Now we have the one some would characterize as Elvis' successor – from the King of Rock 'n' Roll to the King of Pop. He died at age 50. From the viewpoint of my advanced age, I can go along with characterizing that as "untimely" or "dying young." The cause of death is, as of this writing, still open, but there are indications that his known addiction to prescription drugs may have been a factor. His character is certainly open to question. Allegations of child molestation were never subjected to legal test, and it seems that payment to the accusers may have kept them from going to trial. He certainly was not a model of good judgment, dangling a baby from a Berlin hotel window and stating publicly that he saw no problem with sharing his bed with young boys.

So why is he being idolized in death, while his character flaws are being minimized? Suddenly he is a hero to African-Americans who resented his changing his appearance with the effect, whatever the intent, of looking more Caucasian. Fans are praising him to the skies as a fallen hero. Frankly, I don't get it.

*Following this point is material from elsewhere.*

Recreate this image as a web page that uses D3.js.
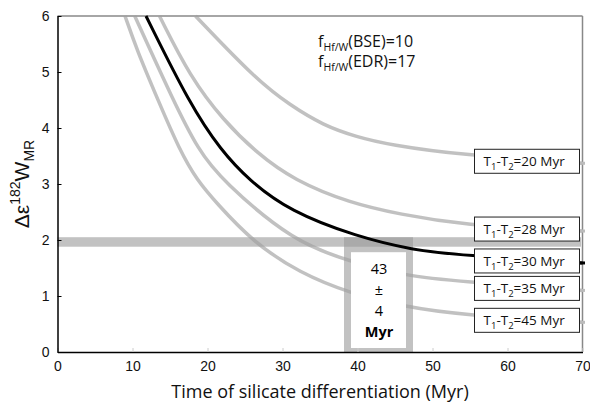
<!DOCTYPE html>
<html>
<head>
<meta charset="utf-8">
<script src="https://cdn.jsdelivr.net/npm/d3@7"></script>
<style>
  body { margin: 0; background: #fff; }
  svg { display: block; }
</style>
</head>
<body>
<div id="chart"></div>
<script>
// curves: [time (Myr), delta eps182W]
var curve20 = [[18.4,6],[26.6,4.85],[31,4.41],[35.4,4.05],[39.9,3.84],[44.3,3.7],[53.7,3.52],[70,3.37]];
var curve28 = [[13.6,6],[17.7,4.91],[22.1,4.14],[26.6,3.55],[31.5,3.07],[39,2.66],[45.7,2.46],[53.7,2.27],[70,2.16]];
var curve30 = [[11.8,6],[17.7,4.41],[21.8,3.6],[25.5,3.07],[31,2.51],[39.9,2.06],[47.4,1.82],[53.7,1.73],[70,1.59]];
var curve35 = [[10.3,6],[15.4,4.5],[18.8,3.6],[21.9,3.07],[31.5,1.96],[39,1.62],[46.3,1.36],[53.7,1.26],[70,1.10]];
var curve45 = [[9.0,6],[10.6,5.39],[13.4,4.5],[16.3,3.6],[18.6,3.07],[21.2,2.66],[26.1,1.96],[32.3,1.41],[39,1.05],[46.2,0.81],[53.7,0.665],[70,0.53]];

var curveNames = ["20", "28", "30", "35", "45"];
var curveData = [curve20, curve28, curve30, curve35, curve45];

var xTicks = [0, 10, 20, 30, 40, 50, 60, 70];
var yTicks = [0, 1, 2, 3, 4, 5, 6];

// measured W anomaly band and resulting age
var bandY = [1.88, 2.05];
var ageMid = 43, ageErr = 4;

var width = 590, height = 408;
var margin = {top: 16, left: 57.5, right: 7.5, bottom: 56};

var x = d3.scaleLinear().domain([0, 70]).range([margin.left, width - margin.right]);
var y = d3.scaleLinear().domain([0, 6]).range([height - margin.bottom, margin.top]);

var svg = d3.select("#chart").append("svg")
    .attr("width", width)
    .attr("height", height);

var font = "'Open Sans', sans-serif";

// bands
var bands = svg.append("g");
bands.append("rect")
    .attr("x", x(0))
    .attr("y", y(bandY[1]))
    .attr("width", x(69.8) - x(0))
    .attr("height", y(bandY[0]) - y(bandY[1]))
    .style("fill", "#999")
    .style("fill-opacity", 0.6);
bands.append("rect")
    .attr("x", x(ageMid - ageErr - 0.8))
    .attr("y", y(bandY[1]))
    .attr("width", x(ageMid + ageErr + 0.4) - x(ageMid - ageErr - 0.8))
    .attr("height", y(0) - y(bandY[1]))
    .style("fill", "#999")
    .style("fill-opacity", 0.6);

// borders top & right
svg.append("line")
    .attr("x1", x(0)).attr("x2", x(70))
    .attr("y1", y(6)).attr("y2", y(6))
    .style("stroke", "#888").style("stroke-width", 1.5);
svg.append("line")
    .attr("x1", x(70)).attr("x2", x(70))
    .attr("y1", y(6)).attr("y2", y(0))
    .style("stroke", "#888").style("stroke-width", 1.5);

// curves
var line = d3.line()
    .x(function(d) { return x(d[0]); })
    .y(function(d) { return y(d[1]); })
    .curve(d3.curveBasis);

svg.append("g")
    .selectAll("path")
    .data(curveData)
    .enter()
    .append("path")
    .attr("d", line)
    .style("fill", "none")
    .style("stroke", function(d, i) { return curveNames[i] == "30" ? "#000" : "#a0a0a0"; })
    .style("stroke-opacity", function(d, i) { return curveNames[i] == "30" ? 1 : 0.65; })
    .style("stroke-width", function(d, i) { return curveNames[i] == "30" ? 3 : 3.5; });

// small stubs right of the frame where the curves end
svg.append("g")
    .selectAll("line")
    .data(curveData)
    .enter()
    .append("line")
    .attr("x1", x(70) - 3).attr("x2", x(70) + 2.5)
    .attr("y1", function(d) { return y(d[d.length - 1][1]); })
    .attr("y2", function(d) { return y(d[d.length - 1][1]); })
    .style("stroke", function(d, i) { return curveNames[i] == "30" ? "#000" : "#bbb"; })
    .style("stroke-width", 3);

// axes
var xAxis = svg.append("g")
    .attr("transform", "translate(0," + y(0) + ")")
    .call(d3.axisBottom(x).tickValues(xTicks).tickFormat(d3.format("d"))
        .tickSizeInner(-4).tickSizeOuter(0).tickPadding(9));
xAxis.select(".domain").style("stroke", "#000").style("stroke-width", 1.5);
xAxis.selectAll(".tick line").style("stroke", "#ccc");
xAxis.selectAll(".tick text")
    .style("font-family", "'Liberation Sans', Arial, sans-serif")
    .style("font-size", "14px")
    .style("fill", "#111");

var yAxis = svg.append("g")
    .attr("transform", "translate(" + x(0) + ",0)")
    .call(d3.axisLeft(y).tickValues(yTicks).tickFormat(d3.format("d"))
        .tickSizeInner(-4).tickSizeOuter(0).tickPadding(8));
yAxis.select(".domain").style("stroke", "#000").style("stroke-width", 1.5);
yAxis.selectAll(".tick line").style("stroke", "#000");
yAxis.selectAll(".tick text")
    .style("font-family", "'Liberation Sans', Arial, sans-serif")
    .style("font-size", "14px")
    .style("fill", "#111");

// white box with age
svg.append("rect")
    .attr("x", x(ageMid - ageErr - 0.8) + 7)
    .attr("y", y(bandY[1]) + 15)
    .attr("width", x(ageMid + ageErr + 0.4) - x(ageMid - ageErr - 0.8) - 14)
    .attr("height", y(0) - y(bandY[1]) - 19)
    .style("fill", "#fff");

var ageLines = [String(ageMid), "\u00b1", String(ageErr), "Myr"];
svg.append("g")
    .selectAll("text")
    .data(ageLines)
    .enter()
    .append("text")
    .attr("x", x(ageMid) - 1)
    .attr("y", function(d, i) { return y(bandY[1]) + 37 + i * 21; })
    .attr("text-anchor", "middle")
    .style("font-family", font)
    .style("font-size", "14.5px")
    .style("font-weight", function(d, i) { return i == 3 ? "bold" : "normal"; })
    .text(function(d) { return d; });

// label boxes
var labels = svg.append("g")
    .selectAll("g")
    .data(curveData)
    .enter()
    .append("g")
    .attr("transform", function(d) {
        return "translate(" + (x(55.6)) + "," + (y(d[d.length - 1][1]) - 2 - 12) + ")";
    });
labels.append("rect")
    .attr("width", 105)
    .attr("height", 24)
    .style("fill", "#fff")
    .style("stroke", "#222")
    .style("stroke-width", 1);
var lt = labels.append("text")
    .attr("x", 9)
    .attr("y", 17)
    .style("font-family", font)
    .style("font-size", "13.5px")
    .style("fill", "#111");
lt.append("tspan").text("T");
lt.append("tspan").attr("dy", 4).style("font-size", "9.5px").text("1");
lt.append("tspan").attr("dy", -4).text("-T");
lt.append("tspan").attr("dy", 4).style("font-size", "9.5px").text("2");
lt.append("tspan").attr("dy", -4).text(function(d, i) { return "=" + curveNames[i] + " Myr"; });

// f annotation
var fLines = ["BSE)=10", "EDR)=17"];
var ft = svg.append("g")
    .selectAll("text")
    .data(fLines)
    .enter()
    .append("text")
    .attr("x", 318)
    .attr("y", function(d, i) { return 47 + i * 20; })
    .style("font-family", font)
    .style("font-size", "16px")
    .style("fill", "#111");
ft.append("tspan").text("f");
ft.append("tspan").attr("dy", 4).style("font-size", "10.5px").text("Hf/W");
ft.append("tspan").attr("dy", -4).text(function(d) { return "(" + d; });

// x title
svg.append("text")
    .attr("x", 320)
    .attr("y", 398)
    .attr("text-anchor", "middle")
    .style("font-family", font)
    .style("font-size", "18px")
    .style("fill", "#111")
    .text("Time of silicate differentiation (Myr)");

// y title
var yt = svg.append("text")
    .attr("transform", "translate(29,184)rotate(-90)")
    .attr("text-anchor", "middle")
    .style("font-family", "'Liberation Sans', Arial, sans-serif")
    .style("font-size", "21px")
    .style("fill", "#111");
yt.append("tspan").text("\u0394\u03b5");
yt.append("tspan").attr("dy", -9).style("font-size", "14px").text("182");
yt.append("tspan").attr("dy", 9).text("W");
yt.append("tspan").attr("dy", 5).style("font-size", "14px").text("MR");
</script>
</body>
</html>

He was talented and made a career of entertainment innovation. He was definitely entertaining. He was also deeply flawed. His celebrity and his wealth allowed him to buy his way out of trouble (for $25 million in one case), but that does not make his action less heinous. So why, in the days following his death of as yet undetermined causes, were we subjected to adulation unbalanced by any response to his character? And why do I have the feeling that no matter how balanced I try to be in this column, I will be resented for even mentioning his faults? Have we, as a culture, descended to the point where if someone entertains us, we don't care about anything else?